Conversation With Debra Peevey

Debra-Peevey

Rev. Debra Peevey became the first open LGBT person to be ordained in her denomination when she was ordained by the Christian Church (Disciples of Christ) in 1981. She served as pastor of Findlay Street Christian Church and later as a hospice chaplain. While serving as chaplain, she attended Seattle University’s program in Transforming Spirituality and became a spiritual director. She continues her private practice as a spiritual director today. Debra was one of two statewide faith field organizers in California against Prop. 8 and also has served as the outreach director for More Light Presbyterians in their work to end ordination barriers for LGBT faithful. Most recently, she served as the faith director of Washington United for Marriage, helping to pass marriage equality for loving, committed same-sex couples in Washington State. Debra lives in Arizona with her partner of 29 years, Candy Cox.

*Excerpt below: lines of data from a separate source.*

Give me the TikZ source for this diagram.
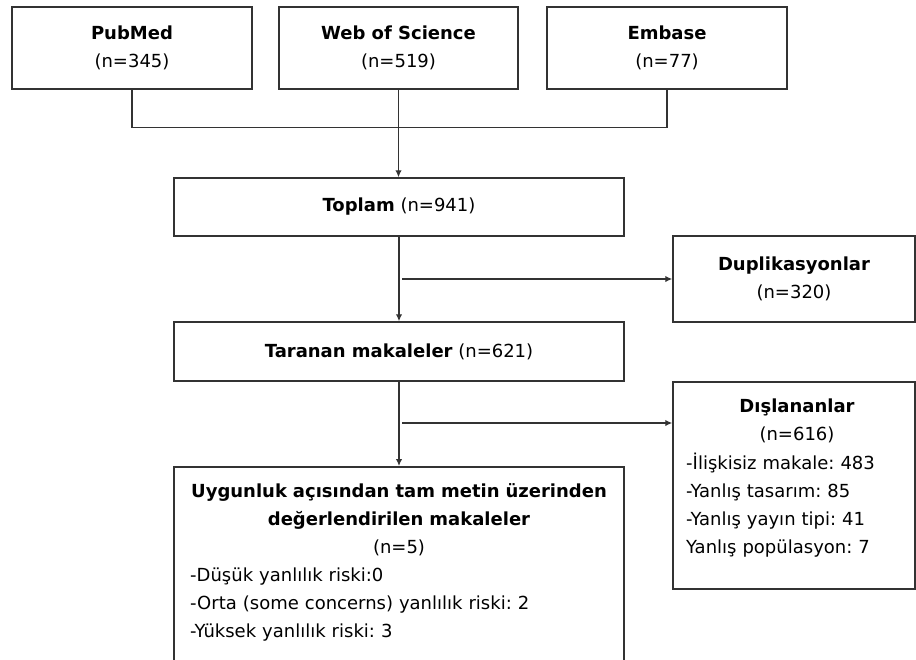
\documentclass[tikz,border=0pt]{standalone}
\usepackage{fontspec}
\setmainfont{DejaVu Sans}
\usetikzlibrary{arrows.meta}
\definecolor{boxline}{HTML}{333333}
\frenchspacing
\tikzset{
    box/.style={draw=boxline, line width=1.5pt, inner sep=0pt, align=center},
    flow/.style={draw=boxline, line width=1.4pt},
    txt/.style={inner sep=0pt, text width=#1},
}
\begin{document}
\begin{tikzpicture}[x=1pt, y=-1pt, >={Latex[length=7pt,width=6.5pt]}, font=\fontsize{18}{28}\selectfont]
            \useasboundingbox (0,0) rectangle (916,659);
            \clip (0,0) rectangle (916,659);
            \node[box, minimum width=240pt, minimum height=82pt] (pubmed) at (132,48) {\textbf{PubMed}\\(n=345)};
            \node[box, minimum width=239pt, minimum height=82pt] (wos) at (398.5,48) {\textbf{Web of Science}\\(n=519)};
            \node[box, minimum width=240pt, minimum height=82pt] (embase) at (667,48) {\textbf{Embase}\\(n=77)};
            \node[box, minimum width=450pt, minimum height=58pt] (toplam) at (399,207) {\textbf{Toplam} (n=941)};
            \node[box, minimum width=242pt, minimum height=86pt] (dupl) at (794,279) {\textbf{Duplikasyonlar}\\(n=320)};
            \node[box, minimum width=450pt, minimum height=59pt] (taranan) at (399,351.5) {\textbf{Taranan makaleler} (n=621)};
            \node[box, minimum width=242pt, minimum height=207pt] (disl) at (794,485.5) {};
            \node[box, minimum width=450pt, minimum height=260pt, anchor=north] (uygun) at (399,466) {};
            \node[txt=236pt, align=center, anchor=base] (dislhead) at (797,412) {{\bfseries Dışlananlar}\\(n=616)};
            \node[txt=224pt, align=left, anchor=base west] (dislitems) at (686,469) {-İlişkisiz makale: 483\\-Yanlış tasarım: 85\\-Yanlış yayın tipi: 41\\Yanlış popülasyon: 7};
            \node[txt=440pt, align=center, anchor=base] (uygunhead) at (399,497) {{\bfseries Uygunluk açısından tam metin üzerinden\\değerlendirilen makaleler}\\(n=5)};
            \node[txt=430pt, align=left, anchor=base west] (uygunitems) at (190,581) {-Düşük yanlılık riski:0\\-Orta (some concerns) yanlılık riski: 2\\-Yüksek yanlılık riski: 3};
            \draw[flow] (pubmed.south) -- ++(0,38) -| (embase.south);
            \draw[flow, ->] (wos.south) -- (wos.south |- toplam.north);
            \draw[flow, ->] (toplam.south) -- (taranan.north);
            \coordinate (duplfork) at (402,279);
            \draw[flow, ->] (duplfork) -- (dupl.west);
            \draw[flow, ->] (taranan.south) -- (uygun.north);
            \coordinate (dislfork) at (402,423);
            \draw[flow, ->] (dislfork) -- (dislfork -| disl.west);
        \end{tikzpicture}
\end{document}
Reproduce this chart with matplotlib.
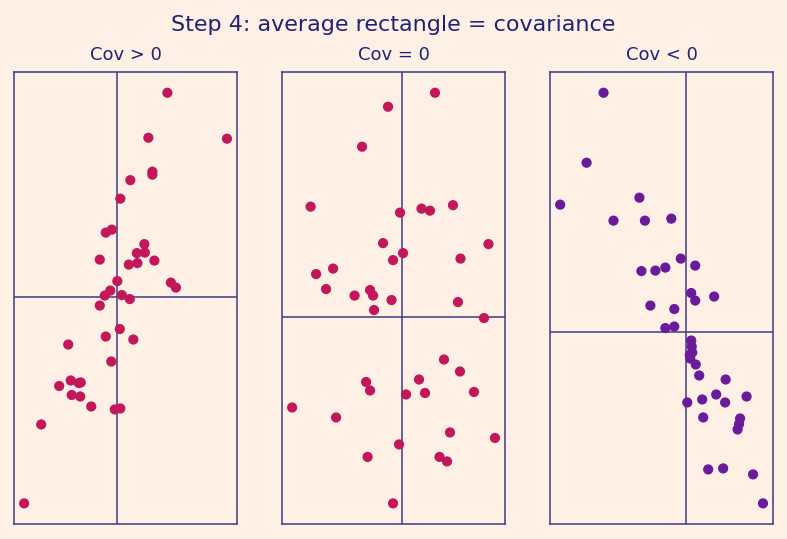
import numpy as np
import matplotlib
matplotlib.use("Agg")
import matplotlib.pyplot as plt

BG = "#fff0e5"
INK = "#1f2277"
LINE = "#3b3b88"

titles = ["Cov > 0", "Cov = 0", "Cov < 0"]
colors = ["#c2185b", "#c2185b", "#6a1b9a"]

# panel 1: positive covariance
pos_x = [1.01, 2.20, 0.63, 0.71, 0.71, 0.27, 0.07, -0.22, -0.10, 0.55,
         0.40, 0.56, -0.34, 0.24, 0.41, 0.75, 0.01, 1.08, 1.18, -0.24,
         -0.13, 0.10, 0.26, -0.34, 0.06, -0.22, 0.33, -0.97, -0.11, -0.92,
         -0.76, -0.72, -1.15, -0.90, -0.73, -0.51, -0.04, 0.07, -1.51, -1.85]
pos_y = [4.09, 3.17, 3.19, 2.51, 2.45, 2.34, 1.97, 1.29, 1.35, 1.06,
         0.88, 0.89, 0.75, 0.65, 0.68, 0.73, 0.32, 0.29, 0.19, 0.03,
         0.13, 0.04, -0.04, -0.17, -0.64, -0.79, -0.85, -0.95, -1.29, -1.67,
         -1.72, -1.71, -1.78, -1.96, -1.99, -2.19, -2.25, -2.23, -2.55, -4.13]

# panel 2: no covariance
zero_x = [0.67, -0.27, -0.79, -1.82, -0.03, 0.40, 0.57, 1.03, -0.37, 1.74,
          0.03, -0.17, 1.18, -1.37, -1.71, -1.51, -0.94, -0.63, -0.57, -0.20,
          1.13, -0.55, 1.65, 0.85, 1.17, 0.35, -0.71, -0.63, 0.09, 0.47,
          1.45, -2.19, -1.31, 0.97, 1.87, -0.05, -0.68, 0.76, 0.91, -0.17]
zero_y = [4.47, 4.19, 3.39, 2.19, 2.07, 2.15, 2.11, 2.22, 1.46, 1.44,
          1.26, 1.12, 1.15, 0.95, 0.84, 0.54, 0.41, 0.52, 0.41, 0.32,
          0.28, 0.12, -0.04, -0.87, -1.11, -1.27, -1.32, -1.49, -1.57, -1.54,
          -1.52, -1.83, -2.03, -2.33, -2.44, -2.57, -2.82, -2.82, -2.91, -3.75]

# panel 3: negative covariance
neg_x = [-1.65, -1.99, -2.52, -0.93, -1.45, -0.82, -0.29, -0.10, 0.19, -0.89,
         -0.61, -0.41, 0.11, 0.19, 0.57, -0.71, -0.23, -0.41, -0.23, 0.11,
         0.12, 0.13, 0.09, 0.20, 0.27, 0.80, 0.61, 1.22, 0.03, 0.33,
         0.79, 0.35, 1.09, 1.07, 1.04, 0.45, 0.75, 1.35, 1.55, 0.08]
neg_y = [4.79, 3.39, 2.55, 2.69, 2.23, 2.23, 2.27, 1.47, 1.33, 1.22,
         1.23, 1.29, 0.78, 0.63, 0.71, 0.53, 0.46, 0.08, 0.11, -0.17,
         -0.29, -0.41, -0.53, -0.65, -0.87, -0.95, -1.25, -1.29, -1.41, -1.35,
         -1.41, -1.71, -1.73, -1.84, -1.95, -2.75, -2.73, -2.85, -3.43, -0.46]

panels = [(pos_x, pos_y), (zero_x, zero_y), (neg_x, neg_y)]

fig = plt.figure(figsize=(7.87, 5.39), dpi=100, facecolor=BG)
lefts = [0.0178, 0.3583, 0.6989]
for i, (xs, ys) in enumerate(panels):
    ax = fig.add_axes([lefts[i], 0.028, 0.2835, 0.838], facecolor=BG)
    xs, ys = np.array(xs), np.array(ys)
    ax.scatter(xs, ys, s=54, color=colors[i], edgecolors="none", zorder=3)
    # mean lines split the cloud into the four quadrants
    ax.axvline(xs.mean(), color=LINE, lw=1.1, zorder=2)
    ax.axhline(ys.mean(), color=LINE, lw=1.1, zorder=2)
    ax.set_xticks([]); ax.set_yticks([])
    for sp in ax.spines.values():
        sp.set_color(LINE); sp.set_linewidth(1.1)
    ax.set_title(titles[i], color=INK, fontsize=13, pad=9)

fig.suptitle("Step 4: average rectangle = covariance", color=INK,
             fontsize=16, y=0.972)
fig.savefig("out.png", dpi=100, facecolor=BG)
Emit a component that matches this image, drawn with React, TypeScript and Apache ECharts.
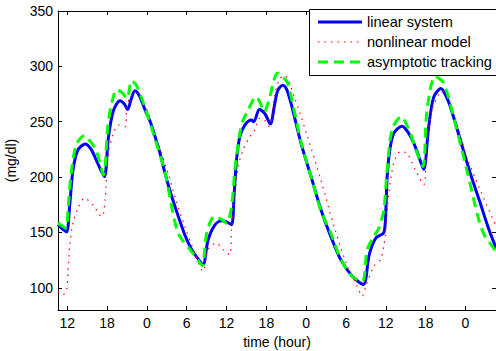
import React, { useEffect, useRef } from "react";
import * as echarts from "echarts";

// time in hours (12 = noon of day 1, 24 = midnight, ...)
const linearT = [10.6, 11.3, 11.9, 12.35, 12.85, 13.6, 14.75, 15.6, 16.35, 17.0, 17.6, 18.2, 18.95, 19.95, 20.6, 21.1, 21.6, 22.2, 22.9, 23.7, 24.5, 25.2, 26.0, 26.7, 27.5, 28.7, 29.7, 30.7, 31.6, 32.45, 33.2, 34.2, 35.2, 36.0, 36.75, 37.15, 37.5, 38.0, 38.75, 39.75, 40.1, 40.95, 41.8, 42.6, 43.2, 43.7, 44.45, 45.0, 45.7, 47.2, 48.7, 50.2, 51.7, 53.2, 54.95, 56.6, 57.5, 58.5, 59.7, 60.0, 60.2, 60.6, 61.2, 62.45, 63.4, 64.2, 65.0, 65.7, 66.45, 67.2, 68.3, 69.0, 69.7, 71.2, 72.7, 74.2, 75.4, 76.6];
const linearV = [157, 153, 150.5, 173.5, 206, 224.5, 230, 225, 215.5, 207, 200.5, 236, 260, 269, 266, 261, 270, 278, 273, 261, 250, 237, 221, 204, 187, 165, 148, 135, 127, 121, 143, 156.5, 160.5, 159.5, 157, 185.5, 215.5, 236.5, 247, 251.5, 250, 261, 257, 248, 264, 278, 283, 280, 267, 231, 201, 171, 146.5, 125.5, 110.5, 103, 130, 145, 150, 170.5, 200.5, 224.5, 239.5, 246, 240, 231, 218, 207, 245, 272, 280, 274, 264, 234, 204, 177, 155, 136];

const nonlinearT = [10.6, 11.35, 11.85, 12.1, 12.35, 12.85, 13.6, 14.6, 15.85, 16.85, 17.3, 17.7, 18.2, 18.95, 19.7, 20.7, 20.95, 21.45, 22.45, 24.2, 25.7, 27.2, 28.2, 29.7, 31.2, 32.45, 33.2, 34.45, 35.45, 36.45, 36.75, 37.0, 37.75, 38.5, 39.5, 40.25, 41.0, 41.7, 42.45, 43.2, 43.95, 44.7, 46.2, 48.2, 50.2, 52.2, 54.2, 55.7, 56.45, 56.95, 58.2, 59.2, 59.7, 60.0, 60.45, 61.2, 62.2, 63.2, 64.45, 65.7, 66.2, 66.95, 68.2, 68.7, 70.2, 72.2, 74.2, 76.6];
const nonlinearV = [97, 94, 97, 113.5, 137.5, 158.5, 172, 181, 175, 166, 164.5, 180, 221.5, 239.5, 247, 245.5, 260.5, 272.5, 276, 258, 230.5, 203.5, 182.5, 155.5, 131.5, 115, 134.5, 140.5, 134.5, 130, 152.5, 170.5, 209.5, 224.5, 236.5, 242.5, 253, 251.5, 245.5, 272.5, 288, 292, 272.5, 236.5, 197.5, 155.5, 119.5, 101.5, 92.5, 101, 119.5, 125.5, 138, 152.5, 185.5, 212.5, 223, 221.5, 206.5, 193, 230.5, 260.5, 277, 278, 258, 218.5, 188.5, 156];

const trackingT = [10.6, 11.8, 12.1, 12.6, 13.35, 14.6, 15.5, 16.35, 17.45, 18.1, 18.7, 19.5, 20.3, 21.0, 21.7, 22.4, 23.7, 25.2, 26.7, 27.2, 28.7, 30.7, 32.0, 32.4, 33.0, 34.2, 35.2, 36.0, 36.75, 37.25, 38.0, 38.5, 39.25, 40.45, 41.0, 41.7, 42.3, 43.7, 44.2, 45.2, 47.2, 48.7, 50.2, 51.7, 53.2, 55.0, 56.45, 57.2, 58.2, 58.95, 59.7, 60.2, 60.95, 62.3, 63.7, 64.5, 65.6, 66.2, 67.45, 68.7, 70.2, 72.2, 74.0, 74.8, 75.6, 76.6];
const trackingV = [158.5, 154, 170.5, 203.5, 229, 237.5, 232, 224.5, 202, 245.5, 267, 279, 276, 271, 287, 283, 263, 235, 205, 190, 149.5, 133, 122.5, 120, 149.5, 164.5, 162, 158.5, 173.5, 206.5, 239.5, 251.5, 260.5, 272.5, 268, 259, 268, 294, 292, 285, 232, 201, 170, 149.5, 126, 110, 106, 134.5, 146.5, 154, 170.5, 206.5, 243, 254.5, 239.5, 225, 209.5, 260.5, 291, 285, 254.5, 206.5, 161.5, 148, 141, 133];

const xTicks = [12, 18, 24, 30, 36, 42, 48, 54, 60, 66, 72];
const yTicks = [100, 150, 200, 250, 300, 350];
const legendNames = ["linear system", "nonlinear model", "asymptotic tracking"];

const FONT = "'Liberation Sans', Arial, Helvetica, sans-serif";

const zip = (t: number[], v: number[]) => t.map((x, i) => [x, v[i]]);

export default function App() {
  const ref = useRef<HTMLDivElement>(null);
  useEffect(() => {
    if (!ref.current) return;
    const chart = echarts.init(ref.current, null, { renderer: "svg" });
    const axisLine = { show: true, lineStyle: { color: "#000", width: 1 } };
    const xBase = { type: "value", min: 10.6, max: 76.6, splitLine: { show: false }, axisLine };
    const yBase = { type: "value", min: 80, max: 350, splitLine: { show: false }, axisLine };
    const tickX = { show: true, inside: true, length: 4, customValues: xTicks, lineStyle: { color: "#000" } };
    const tickY = { show: true, inside: true, length: 4, customValues: yTicks, lineStyle: { color: "#000" } };
    const legendY = [22, 42, 62];
    const legendStyles = [
      { stroke: "#0000ff", lineWidth: 3 },
      { stroke: "#ff0000", lineWidth: 1.2, lineDash: [1.5, 5] },
      { stroke: "#00ff00", lineWidth: 3, lineDash: [10, 6] },
    ];
    chart.setOption({
      animation: false,
      backgroundColor: "#fff",
      grid: { left: 58, right: 0, top: 11, bottom: 41, containLabel: false, outerBoundsMode: "none" },
      xAxis: [
        {
          ...xBase,
          position: "bottom",
          axisTick: tickX,
          axisLabel: {
            show: true,
            customValues: xTicks,
            formatter: (v: number) => String(Math.round(v) % 24),
            color: "#000",
            fontSize: 14,
            fontFamily: FONT,
            margin: 6,
          },
          name: "time (hour)",
          nameLocation: "middle",
          nameGap: 23,
          nameTextStyle: { color: "#000", fontSize: 14, fontFamily: FONT },
        },
        { ...xBase, position: "top", axisTick: tickX, axisLabel: { show: false } },
      ],
      yAxis: [
        {
          ...yBase,
          position: "left",
          axisTick: tickY,
          axisLabel: {
            show: true,
            customValues: yTicks,
            color: "#000",
            fontSize: 14,
            fontFamily: FONT,
            margin: 5,
          },
          name: "(mg/dl)",
          nameLocation: "middle",
          nameGap: 40,
          nameTextStyle: { color: "#000", fontSize: 14, fontFamily: FONT },
        },
        { ...yBase, position: "right", axisTick: tickY, axisLabel: { show: false } },
      ],
      series: [
        {
          name: legendNames[0],
          type: "line",
          data: zip(linearT, linearV),
          showSymbol: false,
          smooth: 0.3,
          lineStyle: { color: "#0000ff", width: 3 },
        },
        {
          name: legendNames[1],
          type: "line",
          data: zip(nonlinearT, nonlinearV),
          showSymbol: false,
          smooth: 0.3,
          lineStyle: { color: "#ff0000", width: 1.2, type: [1.5, 5] },
        },
        {
          name: legendNames[2],
          type: "line",
          data: zip(trackingT, trackingV),
          showSymbol: false,
          smooth: 0.3,
          lineStyle: { color: "#00ff00", width: 3, type: [10, 6] },
        },
      ],
      graphic: [
        {
          type: "rect",
          z: 100,
          shape: { x: 309.5, y: 9.5, width: 200, height: 66 },
          style: { fill: "#fff", stroke: "#000", lineWidth: 1 },
        },
        ...legendNames.flatMap((n, i) => [
          {
            type: "line",
            z: 101,
            shape: { x1: 318, y1: legendY[i], x2: 362, y2: legendY[i] },
            style: legendStyles[i],
          },
          {
            type: "text",
            z: 101,
            x: 367,
            y: legendY[i],
            style: {
              text: n,
              fill: "#000",
              fontSize: 14.6,
              fontFamily: FONT,
              verticalAlign: "middle",
              align: "left",
            },
          },
        ]),
      ],
    });
    return () => chart.dispose();
  }, []);
  return (
    <div
      ref={ref}
      style={{ position: "fixed", left: 0, top: 0, width: 496, height: 351, background: "#fff" }}
    />
  );
}
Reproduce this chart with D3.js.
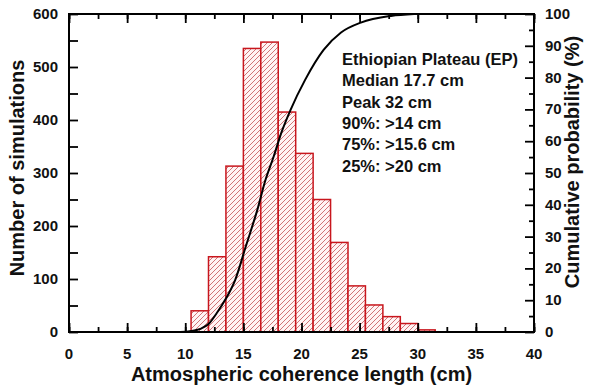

How has your journey strengthened/challenged your faith?

My faith has been both challenged and strengthened by my journey. I met unspeakable discrimination in the early years. Being out as a pastor meant I was the target for the Conservative Renewal movement in the denomination. Candy and I considered ourselves the poster children for Disciple Renewal—because we were their best fundraising tools! That being said, I also had moments of amazing transcendence when people who had also been marginalized were brought into the experience of inclusion. Many allies over the years told me that belonging to an Open and Affirming congregation had expanded their experience of feeling included so much that should they have to change congregations, they would never belong to a congregation that was not Open and Affirming. What began as a process of welcoming LGBT Christians became a process of extending inclusion for all the members of the congregation. Christ, the One who came to absolutely clarify that we are equals before God, was my companion and guide.

Is there a prayer or meditation that helps you make it through trying times?

Yes, there are many. A perennial favorite is Psalm 46:10, “Be still and know that I am God.” It is a breath prayer that guides my head and quiets my heart. I recite it slowly, and with each recitation I drop a phrase, so it becomes a prayer within a prayer:

Be still and know that I am God
Be still and know that I am
Be still and know
Be still
Be

As I come to stillness, all else drops away, and I rest in the presence of Being.
As I settle and my mind grows quiet and my heart still, I experience the presence of God and realize peace, joy and other fruits of the Spirit.

What is one of the defining moments of your life as a Christian?

In the late 1970’s when I went to seminary and entered the care process for ordination, I was counseled to lie about my sexual orientation. I understood the concern people had for me, but I couldn’t reconcile lying as part of my ordination process. I came out at my first in-care meeting, and fortunately in the Christian Church in Northern California, it wasn’t a deal breaker because each committee member genuinely sensed my call. At the following year’s national meeting, when the Assembly voted that ordination of “self avowed practicing homosexuals was outside the will of God,” I was able to return to the committee and ask them what they wanted to do next. They offered a resolution that was passed by the Regional Assembly that stated, “no one human condition can be an absolute barrier to ordination.” Telling the truth definitely didn’t make my path easier, but it was absolutely defining for my ongoing work in the church.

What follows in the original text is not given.